WORK INSTRUCTIONS — A single run of lines is to be printed exactly: starting at the line with "Reproduce this chart with matplotlib." and ending at the line with "t = np.arange(0, 10.5, 0.5)", both included. Leave the pictures out.

==== STORED ROWS

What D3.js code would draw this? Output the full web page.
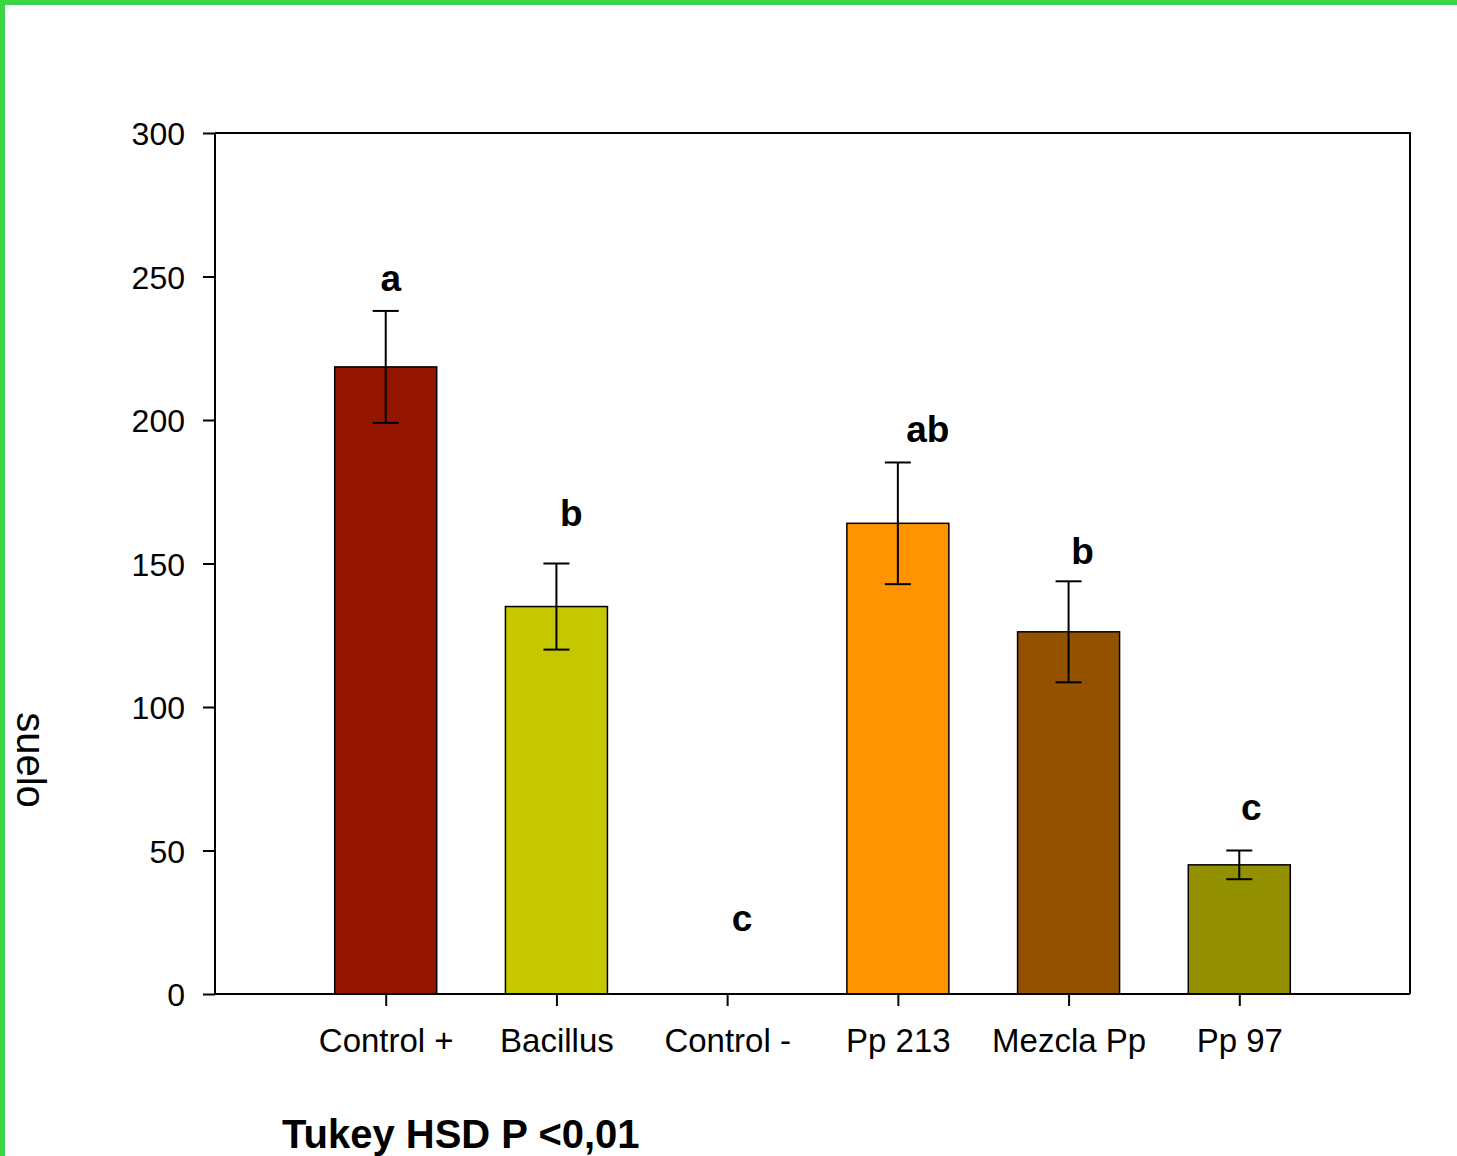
<!DOCTYPE html>
<meta charset="utf-8">
<body style="margin:0">
<script src="https://d3js.org/d3.v7.min.js"></script>
<script>
var categories = ["Control +", "Bacillus", "Control -", "Pp 213", "Mezcla Pp", "Pp 97"];
var means = [218.5, 135, 0, 164, 126.2, 45];
var errors = [19.5, 15, 0, 21.2, 17.6, 5];
var letters = ["a", "b", "c", "ab", "b", "c"];
var letterAt = [245, 163, 22, 192.5, 150, 60.5];
var colors = ["#931500", "#c5c800", "#ffffff", "#ff9400", "#935200", "#939000"];
var yTicks = [0, 50, 100, 150, 200, 250, 300];

var W = 1457, H = 1156;
var mLeft = 215, mRight = 1410, mTop = 133, mBottom = 994;
var font = "Arial, 'Liberation Sans', sans-serif";

var svg = d3.select("body").append("svg").attr("width", W).attr("height", H)
  .style("display", "block").style("font-family", font);

svg.append("rect").attr("width", W).attr("height", H).attr("fill", "#fff");
// green frame of the picture
svg.append("rect").attr("x", 0).attr("y", 0).attr("width", W).attr("height", 5).attr("fill", "#3cd446");
svg.append("rect").attr("x", 0).attr("y", 0).attr("width", 5).attr("height", H).attr("fill", "#3cd446");

var x = d3.scalePoint().domain(categories).range([mLeft, mRight]).padding(1);
var y = d3.scaleLinear().domain([0, 300]).range([mBottom, mTop]);
var bw = 102;

// bars
svg.selectAll("rect.bar").data(categories).enter().append("rect")
  .attr("class", "bar")
  .attr("x", function(d) { return x(d) - bw / 2; })
  .attr("y", function(d, i) { return y(means[i]); })
  .attr("width", bw)
  .attr("height", function(d, i) { return y(0) - y(means[i]); })
  .attr("fill", function(d, i) { return colors[i]; })
  .attr("stroke", function(d, i) { return means[i] > 0 ? "#000" : "none"; })
  .attr("stroke-width", 1.5);

// error bars
var eg = svg.append("g").attr("stroke", "#000").attr("stroke-width", 2);
categories.forEach(function(c, i) {
  if (errors[i] <= 0) return;
  var cx = x(c), hi = y(means[i] + errors[i]), lo = y(means[i] - errors[i]);
  eg.append("line").attr("x1", cx).attr("x2", cx).attr("y1", hi).attr("y2", lo);
  eg.append("line").attr("x1", cx - 13).attr("x2", cx + 13).attr("y1", hi).attr("y2", hi);
  eg.append("line").attr("x1", cx - 13).attr("x2", cx + 13).attr("y1", lo).attr("y2", lo);
});

// significance letters
var letterDx = [5, 15, 15, 30, 14, 12];
svg.selectAll("text.letter").data(letters).enter().append("text")
  .attr("class", "letter")
  .attr("x", function(d, i) { return x(categories[i]) + letterDx[i]; })
  .attr("y", function(d, i) { return y(letterAt[i]); })
  .attr("text-anchor", "middle")
  .attr("font-size", 37).attr("font-weight", "bold")
  .text(function(d) { return d; });

// frame
svg.append("path")
  .attr("d", "M" + mLeft + "," + mTop + "H" + mRight + "V" + mBottom)
  .attr("fill", "none").attr("stroke", "#000").attr("stroke-width", 2);

// axes
var yAxis = svg.append("g").attr("transform", "translate(" + mLeft + ",0)")
  .call(d3.axisLeft(y).tickValues(yTicks).tickSize(12).tickPadding(18));
var xAxis = svg.append("g").attr("transform", "translate(0," + mBottom + ")")
  .call(d3.axisBottom(x).tickSize(12).tickPadding(23));
[yAxis, xAxis].forEach(function(a) {
  a.select(".domain").attr("stroke-width", 2).attr("stroke", "#000");
  a.selectAll(".tick line").attr("stroke-width", 2).attr("stroke", "#000");
  a.selectAll(".tick text").attr("fill", "#000").style("font-family", font);
});
yAxis.selectAll(".tick text").attr("font-size", 32).attr("dy", "0.36em");
xAxis.selectAll(".tick text").attr("font-size", 33).attr("dy", "0.71em");
yAxis.select(".domain").attr("d", "M0," + mBottom + "V" + mTop);
xAxis.select(".domain").attr("d", "M" + mLeft + ",0H" + mRight);

// y title
svg.append("text")
  .attr("transform", "translate(17,760) rotate(90)")
  .attr("text-anchor", "middle")
  .attr("font-size", 40)
  .text("suelo");

svg.append("text")
  .attr("x", 282).attr("y", 1148)
  .attr("font-size", 40).attr("font-weight", "bold")
  .text("Tukey HSD P <0,01");
</script>
</body>
</html>
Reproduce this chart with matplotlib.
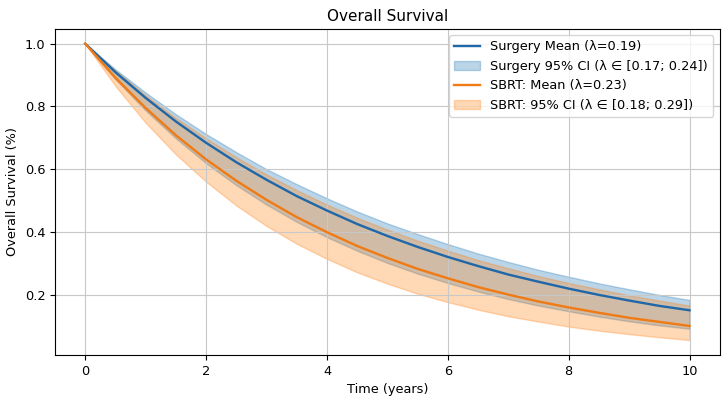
import numpy as np
import matplotlib
matplotlib.use("Agg")
from matplotlib import pyplot as plt

# time points (years) and survival
t = np.arange(0, 10.5, 0.5)

surgery_mean = [1.000, 0.909, 0.827, 0.752, 0.684, 0.622, 0.566, 0.514, 0.468, 0.425, 0.387,
                0.352, 0.320, 0.291, 0.264, 0.241, 0.219, 0.199, 0.181, 0.164, 0.150]
surgery_upper = [1.000, 0.918, 0.844, 0.775, 0.712, 0.654, 0.600, 0.552, 0.507, 0.465, 0.427,
                 0.393, 0.361, 0.331, 0.304, 0.279, 0.257, 0.236, 0.217, 0.199, 0.183]
surgery_lower = [1.000, 0.887, 0.787, 0.698, 0.619, 0.549, 0.487, 0.432, 0.383, 0.340, 0.301,
                 0.267, 0.237, 0.210, 0.186, 0.165, 0.147, 0.130, 0.115, 0.102, 0.091]

sbrt_mean = [1.000, 0.891, 0.795, 0.708, 0.631, 0.563, 0.502, 0.447, 0.399, 0.355, 0.317,
             0.282, 0.252, 0.224, 0.200, 0.178, 0.159, 0.142, 0.126, 0.113, 0.100]
sbrt_upper = [1.000, 0.914, 0.835, 0.763, 0.698, 0.638, 0.583, 0.533, 0.487, 0.445, 0.407,
              0.372, 0.340, 0.310, 0.284, 0.259, 0.237, 0.217, 0.198, 0.181, 0.165]
sbrt_lower = [1.000, 0.865, 0.748, 0.647, 0.560, 0.484, 0.419, 0.362, 0.314, 0.271, 0.235,
              0.203, 0.176, 0.152, 0.131, 0.114, 0.098, 0.085, 0.074, 0.064, 0.055]

labels = ["Surgery Mean (λ=0.19)", "Surgery 95% CI (λ ∈ [0.17; 0.24])",
          "SBRT: Mean (λ=0.23)", "SBRT: 95% CI (λ ∈ [0.18; 0.29])"]

plt.rcParams["font.size"] = 9.3

fig = plt.figure(figsize=(7.27, 4.01), dpi=100)
ax = fig.add_axes([0.0757, 0.115, 0.9143, 0.813])

ax.plot(t, surgery_mean, color="#1f67a8", lw=1.7, label=labels[0])
ax.fill_between(t, surgery_lower, surgery_upper, color="tab:blue", alpha=0.3, label=labels[1])
ax.plot(t, sbrt_mean, color="#f07a14", lw=1.7, label=labels[2])
ax.fill_between(t, sbrt_lower, sbrt_upper, color="tab:orange", alpha=0.3, label=labels[3])

ax.set_title("Overall Survival", fontsize=11)
ax.set_xlabel("Time (years)")
ax.set_ylabel("Overall Survival (%)")
ax.grid(True, color="#c8c8c8")
ax.legend(loc="upper right")

fig.savefig("out.png", dpi=100)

========

EXPECTED ANSWER —
Reproduce this chart with matplotlib.
import numpy as np
import matplotlib
matplotlib.use("Agg")
from matplotlib import pyplot as plt

# time points (years) and survival
t = np.arange(0, 10.5, 0.5)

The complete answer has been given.